19)How much should I budget for Open Access of publications in a grant proposal? Should this be a separate line item or included in overhead? What’s the average Article Processing Charge (APC) or OA Fee for journals?

You should add a line to your budget for this. The fees are $3000 on average. There is not a central Open Access fund to cover these costs. If you already have an idea of the number of publications and the potential publishers you  would like to use, you can contact the Library to get the precise information and conditions of those publishers. You can also access that information in the publisher’s website and/or in the Tool Kit section referred below.

 

It is strongly recommended that you include a line item in all new project proposals for Open Access during the project formulation stage in order to budget for Open Access. Check with Finance of the Open Access section in proposal budgets.

 

20)How do we secure funds to cover OA fees for articles written after the time when a project has officially been closed out?

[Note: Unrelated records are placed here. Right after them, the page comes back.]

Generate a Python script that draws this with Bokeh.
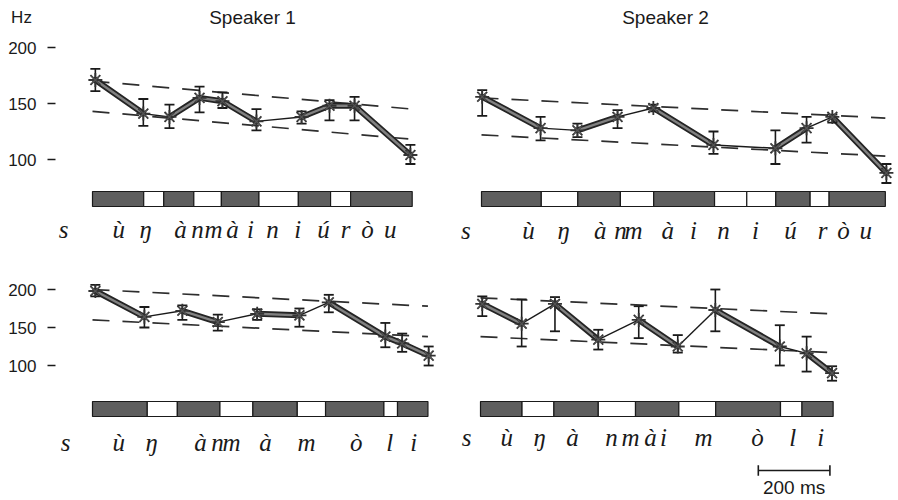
from bokeh.plotting import figure
from bokeh.layouts import column, row
from bokeh.models import Range1d, FixedTicker
from bokeh.core.properties import value
from bokeh.embed import file_html
from bokeh.resources import INLINE

# ---------------- data ----------------
titles = ["Speaker 1", "Speaker 2"]
y_label = "Hz"
y_ticks = [100, 150, 200]
scale_bar_ms = 200
scale_label = "200 ms"

# Speaker 1, sentence A
s1a_time = [8, 142, 215, 299, 363, 458, 584, 662, 732, 888]
s1a_f0 = [171, 141, 138, 155, 152, 134, 138, 148, 148, 104]
s1a_hi = [181, 154, 149, 165, 160, 145, 143, 153, 156, 113]
s1a_lo = [161, 130, 128, 142, 146, 126, 132, 135, 135, 96]
s1a_thick = [1, 0, 1, 1, 1, 0, 1, 1, 1]
s1a_top_t = [0, 894]
s1a_top_f = [170, 145]
s1a_base_t = [0, 894]
s1a_base_f = [143, 118]
s1a_seg = [0, 143, 199, 283, 360, 465, 575, 665, 721, 893]
s1a_dark = [1, 0, 1, 0, 1, 0, 1, 0, 1]
s1a_letters = ["s", "ù", "ŋ", "à", "n", "m", "à", "i", "n", "i", "ú", "r", "ò", "u"]
s1a_letter_t = [-81, 73, 148, 246, 293, 338, 391, 441, 503, 573, 645, 707, 768, 832]

# Speaker 2, sentence A
s2a_time = [2, 165, 268, 380, 480, 648, 821, 908, 980, 1131]
s2a_f0 = [156, 128, 126, 138, 146, 113, 110, 128, 138, 88]
s2a_hi = [162, 138, 132, 144, 149, 125, 126, 138, 140, 96]
s2a_lo = [139, 117, 120, 128, 143, 105, 96, 115, 133, 79]
s2a_thick = [1, 0, 1, 0, 1, 0, 1, 0, 1]
s2a_top_t = [0, 1128]
s2a_top_f = [155, 137]
s2a_base_t = [0, 1128]
s2a_base_f = [122, 103]
s2a_seg = [0, 167, 269, 388, 481, 651, 741, 822, 918, 971, 1128]
s2a_dark = [1, 0, 1, 0, 1, 0, 0, 1, 0, 1]
s2a_letters = ["s", "ù", "ŋ", "à", "n", "m", "à", "i", "n", "i", "ú", "r", "ò", "u"]
s2a_letter_t = [-44, 131, 229, 332, 388, 425, 520, 592, 676, 765, 863, 953, 1011, 1073]

# Speaker 1, sentence B
s1b_time = [8, 145, 251, 350, 460, 578, 660, 818, 865, 939]
s1b_f0 = [198, 164, 172, 157, 168, 166, 183, 138, 129, 113]
s1b_hi = [206, 177, 179, 167, 174, 175, 193, 156, 142, 125]
s1b_lo = [191, 150, 160, 146, 160, 151, 170, 124, 118, 100]
s1b_thick = [1, 0, 1, 0, 1, 0, 1, 1, 1]
s1b_top_t = [0, 937]
s1b_top_f = [200, 178]
s1b_base_t = [0, 937]
s1b_base_f = [160, 138]
s1b_seg = [0, 153, 237, 356, 448, 572, 651, 814, 852, 937]
s1b_dark = [1, 0, 1, 0, 1, 0, 1, 0, 1]
s1b_letters = ["s", "ù", "ŋ", "à", "n", "m", "à", "m", "ò", "l", "i"]
s1b_letter_t = [-75, 73, 165, 302, 349, 388, 483, 598, 737, 830, 897]

# Speaker 2, sentence B
s2b_time = [5, 115, 208, 329, 442, 551, 656, 836, 911, 982]
s2b_f0 = [181, 155, 181, 134, 160, 125, 173, 125, 116, 90]
s2b_hi = [191, 187, 190, 147, 178, 140, 200, 153, 138, 99]
s2b_lo = [165, 125, 145, 121, 136, 117, 145, 100, 92, 80]
s2b_thick = [1, 0, 1, 0, 1, 0, 1, 0, 1]
s2b_top_t = [0, 980]
s2b_top_f = [189, 168]
s2b_base_t = [0, 980]
s2b_base_f = [138, 117]
s2b_seg = [0, 116, 205, 329, 433, 554, 657, 838, 898, 985]
s2b_dark = [1, 0, 1, 0, 1, 0, 1, 0, 1]
s2b_letters = ["s", "ù", "ŋ", "à", "n", "m", "à", "i", "m", "ò", "l", "i"]
s2b_letter_t = [-39, 73, 165, 257, 366, 419, 475, 511, 623, 774, 872, 950]

# ---------------- layout constants (pixels) ----------------
PX_MS = 0.358          # pixels per millisecond
BAR_H = 15             # pixel height of one segment-bar unit
DARK = "#5e5e5e"
INK = "#1a1a1a"
SANS = "Liberation Sans"
HAND = "Liberation Serif"
TOTAL_W = 896
HEAD_H = 30


def base_fig(width, height, x_range, y_range, border_left=0, axis=False):
    p = figure(width=width, height=height, x_range=x_range, y_range=y_range,
               output_backend="svg", toolbar_location=None,
               x_axis_location=None,
               y_axis_location="left" if axis else None,
               min_border_left=border_left, min_border_right=0,
               min_border_top=0, min_border_bottom=0)
    p.outline_line_color = None
    p.grid.grid_line_color = None
    p.background_fill_color = "white"
    p.border_fill_color = "white"
    return p


def make_panel(width, height, border_left, page_left, page_top, t0_px,
               y200_px, px_hz, bar_top_px, time, f0, hi, lo, thick,
               top_t, top_f, base_t, base_f, seg, dark, letters, letter_t,
               letter_base_px, show_axis=False, scale_bar=None):
    fl = page_left + border_left
    fr = page_left + width
    ft = page_top
    fb = page_top + height
    x_range = Range1d((fl - t0_px) / PX_MS, (fr - t0_px) / PX_MS)
    y_range = Range1d(200 - (fb - y200_px) / px_hz, 200 - (ft - y200_px) / px_hz)
    bar_bot = bar_top_px + BAR_H
    seg_range = Range1d((bar_bot - fb) / BAR_H, (bar_bot - ft) / BAR_H)

    p = base_fig(width, height, x_range, y_range, border_left, show_axis)
    p.extra_y_ranges = {"seg": seg_range}

    if show_axis:
        ax = p.yaxis[0]
        ax.ticker = FixedTicker(ticks=y_ticks)
        ax.axis_line_color = None
        ax.major_tick_in = 0
        ax.major_tick_out = 8
        ax.major_tick_line_width = 1.6
        ax.major_tick_line_color = INK
        ax.minor_tick_line_color = None
        ax.major_label_standoff = 11
        ax.major_label_text_font = SANS
        ax.major_label_text_font_size = "17px"
        ax.major_label_text_color = INK

    # declination lines
    p.line(top_t, top_f, line_dash="17 13", line_width=1.7, line_color="#2e2e2e")
    p.line(base_t, base_f, line_dash="17 13", line_width=1.7, line_color="#2e2e2e")

    # contour
    n = len(time) - 1
    tk = [i for i in range(n) if thick[i]]
    tn = [i for i in range(n) if not thick[i]]
    if tn:
        p.segment([time[i] for i in tn], [f0[i] for i in tn],
                  [time[i + 1] for i in tn], [f0[i + 1] for i in tn],
                  line_width=1.4, line_color=INK)
    if tk:
        p.segment([time[i] for i in tk], [f0[i] for i in tk],
                  [time[i + 1] for i in tk], [f0[i + 1] for i in tk],
                  line_width=6, line_color="#242424", line_cap="round")
        p.segment([time[i] for i in tk], [f0[i] for i in tk],
                  [time[i + 1] for i in tk], [f0[i + 1] for i in tk],
                  line_width=2.4, line_color="#808080", line_cap="round")

    # error bars
    p.segment(time, lo, time, hi, line_width=1.6, line_color=INK)
    p.scatter(time, hi, marker="dash", size=10, line_width=1.8, line_color=INK)
    p.scatter(time, lo, marker="dash", size=10, line_width=1.8, line_color=INK)
    p.scatter(time, f0, marker="asterisk", size=14, line_width=1.8, line_color="#333333")
    p.scatter(time, f0, marker="x", size=11, line_width=1.2, line_color="#555555")

    # segment bar
    lefts = seg[:-1]
    rights = seg[1:]
    colors = [DARK if d else "white" for d in dark]
    p.quad(left=lefts, right=rights, bottom=[0] * len(lefts), top=[1] * len(lefts),
           fill_color=colors, line_color=INK, line_width=1.2, y_range_name="seg")

    # transcription
    p.text(letter_t, [(bar_bot - letter_base_px) / BAR_H] * len(letter_t), text=letters,
           text_font=value(HAND), text_font_style="italic", text_font_size="25px",
           text_align="center", text_baseline="alphabetic", text_color=INK,
           y_range_name="seg")

    if scale_bar is not None:
        sb_start = scale_bar
        sb_end = scale_bar + scale_bar_ms
        yb = (bar_bot - 470) / BAR_H
        p.segment([sb_start], [yb], [sb_end], [yb], line_width=1.6,
                  line_color=INK, y_range_name="seg")
        p.segment([sb_start, sb_end], [yb - 0.35, yb - 0.35], [sb_start, sb_end],
                  [yb + 0.35, yb + 0.35], line_width=1.6, line_color=INK,
                  y_range_name="seg")
        p.text([(sb_start + sb_end) / 2], [(bar_bot - 487) / BAR_H], text=[scale_label],
               text_font=value(SANS), text_font_size="19px", text_align="center",
               text_baseline="middle", text_color=INK, y_range_name="seg")
    return p


# header strip with the speaker titles and the unit label (pixel units)
header = base_fig(TOTAL_W, HEAD_H, Range1d(0, TOTAL_W), Range1d(HEAD_H, 0))
header.text([21], [17], text=[y_label], text_font=value(SANS), text_font_size="17px",
            text_align="center", text_baseline="middle", text_color=INK)
header.text([252, 665], [17, 17], text=titles, text_font=value(SANS),
            text_font_size="19px", text_align="center", text_baseline="middle",
            text_color=INK)

TOP_H = 245 - HEAD_H
BOT_H = 498 - 245
RIGHT_W = TOTAL_W - 440

tl = make_panel(440, TOP_H, 55, 0, HEAD_H, 92, 47, 1.12, 191,
                s1a_time, s1a_f0, s1a_hi, s1a_lo, s1a_thick,
                s1a_top_t, s1a_top_f, s1a_base_t, s1a_base_f,
                s1a_seg, s1a_dark, s1a_letters, s1a_letter_t, 229,
                show_axis=True)
tr = make_panel(RIGHT_W, TOP_H, 0, 440, HEAD_H, 481, 47, 1.12, 191,
                s2a_time, s2a_f0, s2a_hi, s2a_lo, s2a_thick,
                s2a_top_t, s2a_top_f, s2a_base_t, s2a_base_f,
                s2a_seg, s2a_dark, s2a_letters, s2a_letter_t, 230)
bl = make_panel(440, BOT_H, 55, 0, 245, 92, 289, 0.76, 401,
                s1b_time, s1b_f0, s1b_hi, s1b_lo, s1b_thick,
                s1b_top_t, s1b_top_f, s1b_base_t, s1b_base_f,
                s1b_seg, s1b_dark, s1b_letters, s1b_letter_t, 442,
                show_axis=True)
br = make_panel(RIGHT_W, BOT_H, 0, 440, 245, 480, 289, 0.76, 401,
                s2b_time, s2b_f0, s2b_hi, s2b_lo, s2b_thick,
                s2b_top_t, s2b_top_f, s2b_base_t, s2b_base_f,
                s2b_seg, s2b_dark, s2b_letters, s2b_letter_t, 437,
                scale_bar=776)

layout = column(header, row(tl, tr, spacing=0), row(bl, br, spacing=0), spacing=0)

open("out.html", "w").write(file_html(layout, INLINE))
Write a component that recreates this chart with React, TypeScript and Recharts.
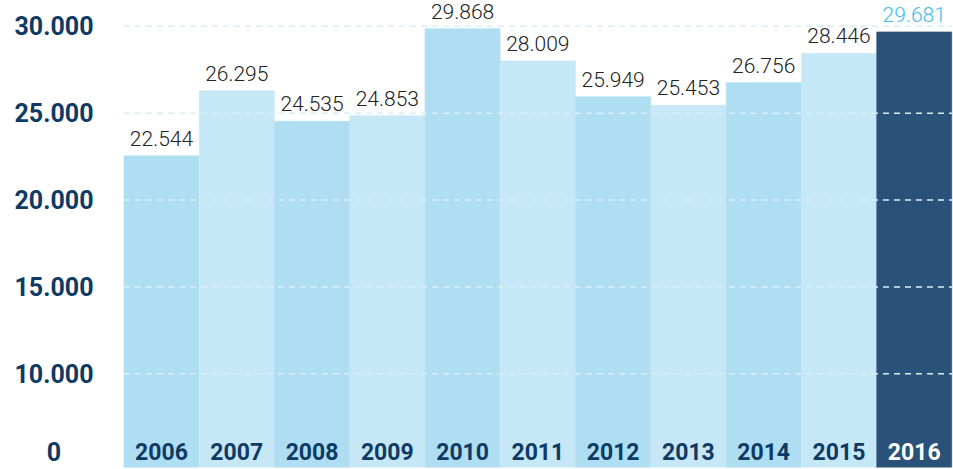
import React from 'react';
import { BarChart, Bar, XAxis, YAxis, Cell, LabelList, ReferenceLine } from 'recharts';

const YEARS = ['2006', '2007', '2008', '2009', '2010', '2011', '2012', '2013', '2014', '2015', '2016'];
const VISITORS = [22544, 26295, 24535, 24853, 29868, 28009, 25949, 25453, 26756, 28446, 29681];
// the axis starts around 4.600; the bottom label reads "0"
const Y_TICKS = [5510, 10000, 15000, 20000, 25000, 30000];
const Y_TICK_LABELS = ['0', '10.000', '15.000', '20.000', '25.000', '30.000'];
const GRID_VALUES = [10000, 15000, 20000, 25000, 30000];

const LIGHT = ['#afdef2', '#c6e7f6'];
const HIGHLIGHT = '#2a5177';
const NAVY = '#0e3a63';

const fmt = (v: number) => String(v).replace(/\B(?=(\d{3})+(?!\d))/g, '.');

const data = YEARS.map((year, i) => ({ year, value: VISITORS[i] }));
const last = data.length - 1;

const YTick = (props: any) => {
  const { x, y, payload } = props;
  const idx = Y_TICKS.indexOf(payload.value);
  return (
    <text x={x - 70} y={y} dy={9} textAnchor="middle" fill={NAVY}
      style={{ fontFamily: 'Roboto', fontWeight: 700, fontSize: 25 }}>
      {Y_TICK_LABELS[idx]}
    </text>
  );
};

const ValueLabel = (props: any) => {
  const { x, y, width, value, index } = props;
  return (
    <text x={x + width / 2} y={y - 10} textAnchor="middle"
      fill={index === last ? '#3dbde8' : '#222'}
      style={{ fontFamily: 'Roboto', fontWeight: 300, fontSize: 21 }}>
      {fmt(value)}
    </text>
  );
};

const YearLabel = (props: any) => {
  const { x, y, width, height, value, index } = props;
  return (
    <text x={x + width / 2} y={y + height - 8} textAnchor="middle"
      fill={index === last ? '#fff' : NAVY}
      style={{ fontFamily: 'Roboto', fontWeight: 700, fontSize: 23 }}>
      {value}
    </text>
  );
};

export default function App() {
  return (
    <div style={{ position: 'absolute', left: 0, top: 0, background: '#fff' }}>
      <BarChart width={953} height={469} data={data}
        margin={{ top: 9, right: 1, bottom: 1.5, left: 0 }} barCategoryGap={0}>
        <XAxis dataKey="year" hide />
        <YAxis width={124} domain={[4600, 31000]} ticks={Y_TICKS} allowDataOverflow
          axisLine={false} tickLine={false} tickSize={0} tickMargin={0} tick={<YTick />} />
        <Bar dataKey="value" isAnimationActive={false}>
          {data.map((d, i) => {
            const c = i === last ? HIGHLIGHT : LIGHT[i % 2];
            return <Cell key={d.year} fill={c} stroke={c} strokeWidth={0.6} />;
          })}
          <LabelList dataKey="value" content={<ValueLabel />} />
          <LabelList dataKey="year" content={<YearLabel />} />
        </Bar>
        {GRID_VALUES.map(v => (
          <ReferenceLine key={v} y={v} stroke="#d8eef8" strokeWidth={1.5} strokeDasharray="6 5" />
        ))}
      </BarChart>
    </div>
  );
}
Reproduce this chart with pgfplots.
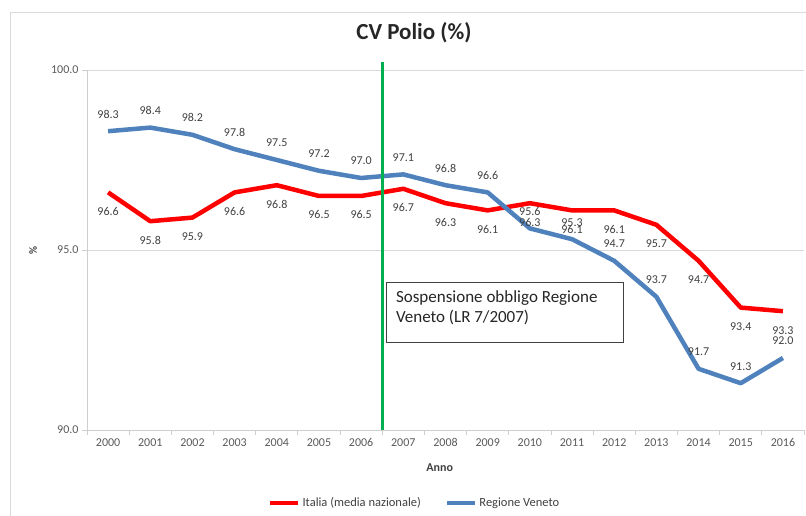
\documentclass[border=0pt]{standalone}
\usepackage{pgfplots}
\pgfplotsset{compat=1.18}
\usepackage{fontspec}
\setmainfont{Carlito}
\definecolor{itred}{HTML}{FF0000}
\definecolor{vblue}{HTML}{4F81BD}
\definecolor{vgreen}{HTML}{00B050}
\definecolor{txt}{HTML}{404040}
\definecolor{tck}{HTML}{595959}
\definecolor{grd}{HTML}{D9D9D9}
\begin{document}
\begin{tikzpicture}[x=1pt,y=1pt]
\useasboundingbox (0,0) rectangle (806,516);
\draw[grd, line width=1pt] (10,0) -- (10,503) -- (806,503);
\begin{axis}[
  at={(87pt,86pt)}, anchor=south west,
  scale only axis, width=717pt, height=360pt,
  xmin=-0.5, xmax=16.5, ymin=90, ymax=100,
  clip=false,
  axis x line*=bottom, axis y line*=left,
  axis line style={draw=grd!80!black!60, line width=0.8pt},
  xtick={0,...,16},
  xticklabels={2000,2001,2002,2003,2004,2005,2006,2007,2008,2009,2010,2011,2012,2013,2014,2015,2016},
  minor xtick={-0.5,0.5,...,16.5},
  x tick style={draw=none},
  minor x tick style={draw=grd!80!black!60, line width=0.8pt},
  tick align=outside,
  minor tick length=5pt,
  major tick length=5pt,
  y tick style={draw=grd!80!black!60, line width=0.8pt},
  ytick={90,95,100},
  ymajorgrids,
  grid style={grd, line width=0.8pt},
  tick label style={font=\fontsize{12}{14}\selectfont, text=tck},
  /pgf/number format/.cd, fixed, fixed zerofill, precision=1, assume math mode=true, /pgfplots/.cd,
  xlabel={\textbf{Anno}},
  xlabel style={at={(axis description cs:0.492,0)}, yshift=-38pt, anchor=center, font=\fontsize{12}{14}\selectfont, text=txt},
  ylabel={\textbf{\%}},
  ylabel style={at={(axis description cs:-0.0753,0.5)}, anchor=center, font=\fontsize{11}{13}\selectfont, text=txt},
  title={CV Polio (\%)},
  title style={at={(axis description cs:0.456,1.0875)}, anchor=center, font=\bfseries\fontsize{23}{27}\selectfont, text=black!85},
  legend style={at={(axis description cs:0.457,-0.203)}, anchor=center, draw=none, fill=none,
    legend columns=2, font=\fontsize{12.5}{15}\selectfont, text=txt,
    /tikz/every even column/.append style={column sep=22pt},
    inner sep=0pt},
  legend cell align=left,
  legend image code/.code={\draw[#1, line width=4.5pt] (0pt,0pt) -- (28pt,0pt);},
]
\addplot[itred, line width=4.5pt, line join=round,
  nodes near coords,
  every node near coord/.append style={anchor=center, yshift=-19pt, text=txt, font=\fontsize{12}{14}\selectfont}]
  coordinates {(0,96.6) (1,95.8) (2,95.9) (3,96.6) (4,96.8) (5,96.5) (6,96.5) (7,96.7) (8,96.3) (9,96.1) (10,96.3) (11,96.1) (12,96.1) (13,95.7) (14,94.7) (15,93.4) (16,93.3)};
\addlegendentry{Italia (media nazionale)}
\addplot[vblue, line width=4.5pt, line join=round,
  nodes near coords,
  every node near coord/.append style={anchor=center, yshift=17pt, text=txt, font=\fontsize{12}{14}\selectfont}]
  coordinates {(0,98.3) (1,98.4) (2,98.2) (3,97.8) (4,97.5) (5,97.2) (6,97.0) (7,97.1) (8,96.8) (9,96.6) (10,95.6) (11,95.3) (12,94.7) (13,93.7) (14,91.7) (15,91.3) (16,92.0)};
\addlegendentry{Regione Veneto}
\draw[vgreen, line width=3pt] (axis cs:6.5,90) -- (axis cs:6.5,100.22);
\draw[draw=txt, line width=0.8pt, fill=white] (axis cs:6.61,94.11) rectangle (axis cs:12.21,92.44);
\node[anchor=north west, align=left, inner xsep=9pt, inner ysep=8pt, font=\fontsize{17}{20.5}\selectfont, text=black!85] at (axis cs:6.61,94.11) {Sospensione obbligo Regione\\Veneto (LR 7/2007)};
\end{axis}
\end{tikzpicture}
\end{document}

In addition to including a line item for OA in a project’s proposal, it is necessary to include a statement in the Budget Narrative to indicate that this expense will be incurred after the project end date and close-out.

 

21)How do we pay for OA fees for articles we’ve written in the past? How do we prioritize which past articles should become OA?

The CGIAR Open Access & Data Management Policy went into effect on October 1, 2013. Only information products produced after this date are covered by the CGIAR and CIP Open Access policies. We do not expect to pay OA fees for any articles published before this date. Furthermore, our primary focus is on articles published after our Open Access launch (January 2016).

 

Even so, many articles that have been published in the past can be made openly accessible by depositing the appropriate copy into CIP-CGspace. Consult the CIP Library to determine which of your past articles can be deposited into CIP-CGspace

 

Additionally, researchers are encouraged to begin depositing data from completed projects into Dataverse. Consult RIU for more details and to begin annotating and depositing data into the CIP Dataverse repository.

 

22) Does CIP have a central fund for paying for Open Access or APCs? Does CGIAR?

Not at this time. However, some projects that are ongoing or were in place at the time of approval of the Open Access Policy did not budget for Open Access. If you are working on one of these projects, contact the Office of the DDG-RD to submit a request for funding support. The Office of the DDG-RD will determine the feasibility of this type of financial support on a case-by-case basis.

 

23) I want to make my article openly accessible, but the publisher doesn’t provide this option. What’s the recommended way to handle the situation? What are my options?

Reach out to the Library to see if Limited Exclusivity Rights can be granted. The publisher likely has a contract that has language regarding open access. If the publisher’s contract does not permit open access an author’s addendum to the contract can be proposed by CIP that gives you the right to make your information product open access.

 

24) What journals in my field are Open Access?

The Library has analyzed the publications that CIP has been published in over the past five years. Go to www.cipotato.org/open-access to look for the list of publications under the Tool Kit section. If your publication is not listed, please contact the Library to request to have them analyze its policies.

 

25) What’s an embargo period?

Within the Open Access context, an embargo period is the time during which an article may not be publicly (or openly) distributed by anyone other than the publisher. The embargo period is usually either: (a) the delay between when a manuscript is accepted for publication, but before its official publication date, or (b) the delay between when an article is published and the publisher retains exclusive dissemination rights and the time when an article can be freely shared via an Open Access repository.

 

26) What is the exception?

Open Access is not a stand alone principle. the CGIAR  Principles on the Management of Intellectual Assets is a policy document that is also part of the policy environment for Open Access.